- Prompt
Write out, precisely and in full, each line of the material.

————————

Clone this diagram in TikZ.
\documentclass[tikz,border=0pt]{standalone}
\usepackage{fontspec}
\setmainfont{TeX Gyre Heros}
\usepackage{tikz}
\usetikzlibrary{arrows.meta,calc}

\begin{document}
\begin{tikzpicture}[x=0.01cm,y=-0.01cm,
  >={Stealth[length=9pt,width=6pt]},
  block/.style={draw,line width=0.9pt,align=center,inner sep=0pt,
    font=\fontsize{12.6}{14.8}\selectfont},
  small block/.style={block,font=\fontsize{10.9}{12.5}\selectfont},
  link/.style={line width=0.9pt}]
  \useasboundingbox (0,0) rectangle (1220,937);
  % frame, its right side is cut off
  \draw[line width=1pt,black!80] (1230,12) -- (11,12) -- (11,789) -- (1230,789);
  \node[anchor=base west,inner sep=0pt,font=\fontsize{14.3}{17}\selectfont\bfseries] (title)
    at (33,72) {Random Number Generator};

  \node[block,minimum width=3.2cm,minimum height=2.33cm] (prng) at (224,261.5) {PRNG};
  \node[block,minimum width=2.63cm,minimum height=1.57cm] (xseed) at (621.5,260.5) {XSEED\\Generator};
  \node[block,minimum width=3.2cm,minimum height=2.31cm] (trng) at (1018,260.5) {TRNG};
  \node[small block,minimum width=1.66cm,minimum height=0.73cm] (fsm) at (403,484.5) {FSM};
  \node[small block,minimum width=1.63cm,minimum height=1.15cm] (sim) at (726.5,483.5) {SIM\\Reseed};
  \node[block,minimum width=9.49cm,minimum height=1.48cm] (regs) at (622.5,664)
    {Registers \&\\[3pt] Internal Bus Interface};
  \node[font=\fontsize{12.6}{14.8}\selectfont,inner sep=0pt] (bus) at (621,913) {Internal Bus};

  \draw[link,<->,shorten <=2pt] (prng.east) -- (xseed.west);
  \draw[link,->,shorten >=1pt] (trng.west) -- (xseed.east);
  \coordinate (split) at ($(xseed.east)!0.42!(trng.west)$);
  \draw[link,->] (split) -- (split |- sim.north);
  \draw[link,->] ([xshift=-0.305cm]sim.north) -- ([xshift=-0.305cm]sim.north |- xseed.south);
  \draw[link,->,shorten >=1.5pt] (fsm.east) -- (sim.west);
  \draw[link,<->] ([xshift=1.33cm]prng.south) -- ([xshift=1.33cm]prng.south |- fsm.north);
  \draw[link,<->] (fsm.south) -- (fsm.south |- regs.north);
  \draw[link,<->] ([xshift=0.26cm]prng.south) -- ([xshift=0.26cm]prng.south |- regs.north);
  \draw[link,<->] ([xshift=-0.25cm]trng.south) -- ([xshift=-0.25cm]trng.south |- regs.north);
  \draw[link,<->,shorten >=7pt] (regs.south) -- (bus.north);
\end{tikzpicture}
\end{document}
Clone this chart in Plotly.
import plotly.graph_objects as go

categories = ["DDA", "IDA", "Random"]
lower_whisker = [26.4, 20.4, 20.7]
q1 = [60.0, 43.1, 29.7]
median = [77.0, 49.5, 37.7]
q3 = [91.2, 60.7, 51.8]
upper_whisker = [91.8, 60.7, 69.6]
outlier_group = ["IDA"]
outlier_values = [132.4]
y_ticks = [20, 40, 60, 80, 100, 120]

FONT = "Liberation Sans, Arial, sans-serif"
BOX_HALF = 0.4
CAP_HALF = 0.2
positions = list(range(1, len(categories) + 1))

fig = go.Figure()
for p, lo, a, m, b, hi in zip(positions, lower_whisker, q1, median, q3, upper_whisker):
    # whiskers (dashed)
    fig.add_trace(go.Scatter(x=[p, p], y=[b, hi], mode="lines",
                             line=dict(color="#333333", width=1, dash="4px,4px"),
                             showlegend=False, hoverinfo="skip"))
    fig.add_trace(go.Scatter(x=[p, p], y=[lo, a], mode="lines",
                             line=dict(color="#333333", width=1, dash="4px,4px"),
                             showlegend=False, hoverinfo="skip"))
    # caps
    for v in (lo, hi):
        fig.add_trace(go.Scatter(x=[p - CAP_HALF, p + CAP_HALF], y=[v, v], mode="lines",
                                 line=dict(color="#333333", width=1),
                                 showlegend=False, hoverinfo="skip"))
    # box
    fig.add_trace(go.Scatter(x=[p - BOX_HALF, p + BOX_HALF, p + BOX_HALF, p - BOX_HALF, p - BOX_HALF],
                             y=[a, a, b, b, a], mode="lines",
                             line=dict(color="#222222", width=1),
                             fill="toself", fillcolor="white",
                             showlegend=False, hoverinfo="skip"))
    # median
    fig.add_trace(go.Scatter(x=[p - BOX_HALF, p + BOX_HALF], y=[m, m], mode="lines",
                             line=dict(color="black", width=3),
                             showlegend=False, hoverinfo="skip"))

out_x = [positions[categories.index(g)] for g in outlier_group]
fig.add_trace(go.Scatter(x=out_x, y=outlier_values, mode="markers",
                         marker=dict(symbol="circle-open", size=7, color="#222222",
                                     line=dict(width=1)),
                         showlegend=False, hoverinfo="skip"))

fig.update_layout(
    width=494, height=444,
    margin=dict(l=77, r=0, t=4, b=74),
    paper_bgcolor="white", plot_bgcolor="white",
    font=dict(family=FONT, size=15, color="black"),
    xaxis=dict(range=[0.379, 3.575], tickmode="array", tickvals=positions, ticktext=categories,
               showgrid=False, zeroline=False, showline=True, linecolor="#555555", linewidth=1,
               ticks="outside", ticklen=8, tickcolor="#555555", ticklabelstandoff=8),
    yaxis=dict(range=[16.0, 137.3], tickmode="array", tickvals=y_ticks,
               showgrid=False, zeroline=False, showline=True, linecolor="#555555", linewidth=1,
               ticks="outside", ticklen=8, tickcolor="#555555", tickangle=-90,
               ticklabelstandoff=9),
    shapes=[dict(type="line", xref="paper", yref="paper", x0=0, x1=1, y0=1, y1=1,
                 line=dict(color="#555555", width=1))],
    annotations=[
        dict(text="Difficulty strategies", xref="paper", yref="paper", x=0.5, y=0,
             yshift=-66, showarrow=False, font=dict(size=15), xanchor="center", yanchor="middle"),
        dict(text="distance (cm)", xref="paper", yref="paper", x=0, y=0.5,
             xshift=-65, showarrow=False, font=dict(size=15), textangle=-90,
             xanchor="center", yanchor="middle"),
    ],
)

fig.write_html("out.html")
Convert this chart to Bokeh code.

————————

- Answer to the problem
Clone this diagram in TikZ.
\documentclass[tikz,border=0pt]{standalone}
\usepackage{fontspec}
\setmainfont{TeX Gyre Heros}
\usepackage{tikz}
\usetikzlibrary{arrows.meta,calc}

\begin{document}
\begin{tikzpicture}[x=0.01cm,y=-0.01cm,
  >={Stealth[length=9pt,width=6pt]},
  block/.style={draw,line width=0.9pt,align=center,inner sep=0pt,
    font=\fontsize{12.6}{14.8}\selectfont},
  small block/.style={block,font=\fontsize{10.9}{12.5}\selectfont},
  link/.style={line width=0.9pt}]
  \useasboundingbox (0,0) rectangle (1220,937);
  % frame, its right side is cut off
  \draw[line width=1pt,black!80] (1230,12) -- (11,12) -- (11,789) -- (1230,789);
  \node[anchor=base west,inner sep=0pt,font=\fontsize{14.3}{17}\selectfont\bfseries] (title)
    at (33,72) {Random Number Generator};

  \node[block,minimum width=3.2cm,minimum height=2.33cm] (prng) at (224,261.5) {PRNG};
  \node[block,minimum width=2.63cm,minimum height=1.57cm] (xseed) at (621.5,260.5) {XSEED\\Generator};
  \node[block,minimum width=3.2cm,minimum height=2.31cm] (trng) at (1018,260.5) {TRNG};
  \node[small block,minimum width=1.66cm,minimum height=0.73cm] (fsm) at (403,484.5) {FSM};
  \node[small block,minimum width=1.63cm,minimum height=1.15cm] (sim) at (726.5,483.5) {SIM\\Reseed};
  \node[block,minimum width=9.49cm,minimum height=1.48cm] (regs) at (622.5,664)
    {Registers \&\\[3pt] Internal Bus Interface};
  \node[font=\fontsize{12.6}{14.8}\selectfont,inner sep=0pt] (bus) at (621,913) {Internal Bus};

  \draw[link,<->,shorten <=2pt] (prng.east) -- (xseed.west);
  \draw[link,->,shorten >=1pt] (trng.west) -- (xseed.east);
  \coordinate (split) at ($(xseed.east)!0.42!(trng.west)$);
  \draw[link,->] (split) -- (split |- sim.north);
  \draw[link,->] ([xshift=-0.305cm]sim.north) -- ([xshift=-0.305cm]sim.north |- xseed.south);
  \draw[link,->,shorten >=1.5pt] (fsm.east) -- (sim.west);
  \draw[link,<->] ([xshift=1.33cm]prng.south) -- ([xshift=1.33cm]prng.south |- fsm.north);
  \draw[link,<->] (fsm.south) -- (fsm.south |- regs.north);
  \draw[link,<->] ([xshift=0.26cm]prng.south) -- ([xshift=0.26cm]prng.south |- regs.north);
  \draw[link,<->] ([xshift=-0.25cm]trng.south) -- ([xshift=-0.25cm]trng.south |- regs.north);
  \draw[link,<->,shorten >=7pt] (regs.south) -- (bus.north);
\end{tikzpicture}
\end{document}
Clone this chart in Plotly.
import plotly.graph_objects as go

categories = ["DDA", "IDA", "Random"]
lower_whisker = [26.4, 20.4, 20.7]
q1 = [60.0, 43.1, 29.7]
median = [77.0, 49.5, 37.7]
q3 = [91.2, 60.7, 51.8]
upper_whisker = [91.8, 60.7, 69.6]
outlier_group = ["IDA"]
outlier_values = [132.4]
y_ticks = [20, 40, 60, 80, 100, 120]

FONT = "Liberation Sans, Arial, sans-serif"
BOX_HALF = 0.4
CAP_HALF = 0.2
positions = list(range(1, len(categories) + 1))

fig = go.Figure()
for p, lo, a, m, b, hi in zip(positions, lower_whisker, q1, median, q3, upper_whisker):
    # whiskers (dashed)
    fig.add_trace(go.Scatter(x=[p, p], y=[b, hi], mode="lines",
                             line=dict(color="#333333", width=1, dash="4px,4px"),
                             showlegend=False, hoverinfo="skip"))
    fig.add_trace(go.Scatter(x=[p, p], y=[lo, a], mode="lines",
                             line=dict(color="#333333", width=1, dash="4px,4px"),
                             showlegend=False, hoverinfo="skip"))
    # caps
    for v in (lo, hi):
        fig.add_trace(go.Scatter(x=[p - CAP_HALF, p + CAP_HALF], y=[v, v], mode="lines",
                                 line=dict(color="#333333", width=1),
                                 showlegend=False, hoverinfo="skip"))
    # box
    fig.add_trace(go.Scatter(x=[p - BOX_HALF, p + BOX_HALF, p + BOX_HALF, p - BOX_HALF, p - BOX_HALF],
                             y=[a, a, b, b, a], mode="lines",
                             line=dict(color="#222222", width=1),
                             fill="toself", fillcolor="white",
                             showlegend=False, hoverinfo="skip"))
    # median
    fig.add_trace(go.Scatter(x=[p - BOX_HALF, p + BOX_HALF], y=[m, m], mode="lines",
                             line=dict(color="black", width=3),
                             showlegend=False, hoverinfo="skip"))

out_x = [positions[categories.index(g)] for g in outlier_group]
fig.add_trace(go.Scatter(x=out_x, y=outlier_values, mode="markers",
                         marker=dict(symbol="circle-open", size=7, color="#222222",
                                     line=dict(width=1)),
                         showlegend=False, hoverinfo="skip"))

fig.update_layout(
    width=494, height=444,
    margin=dict(l=77, r=0, t=4, b=74),
    paper_bgcolor="white", plot_bgcolor="white",
    font=dict(family=FONT, size=15, color="black"),
    xaxis=dict(range=[0.379, 3.575], tickmode="array", tickvals=positions, ticktext=categories,
               showgrid=False, zeroline=False, showline=True, linecolor="#555555", linewidth=1,
               ticks="outside", ticklen=8, tickcolor="#555555", ticklabelstandoff=8),
    yaxis=dict(range=[16.0, 137.3], tickmode="array", tickvals=y_ticks,
               showgrid=False, zeroline=False, showline=True, linecolor="#555555", linewidth=1,
               ticks="outside", ticklen=8, tickcolor="#555555", tickangle=-90,
               ticklabelstandoff=9),
    shapes=[dict(type="line", xref="paper", yref="paper", x0=0, x1=1, y0=1, y1=1,
                 line=dict(color="#555555", width=1))],
    annotations=[
        dict(text="Difficulty strategies", xref="paper", yref="paper", x=0.5, y=0,
             yshift=-66, showarrow=False, font=dict(size=15), xanchor="center", yanchor="middle"),
        dict(text="distance (cm)", xref="paper", yref="paper", x=0, y=0.5,
             xshift=-65, showarrow=False, font=dict(size=15), textangle=-90,
             xanchor="center", yanchor="middle"),
    ],
)

fig.write_html("out.html")
Convert this chart to Bokeh code.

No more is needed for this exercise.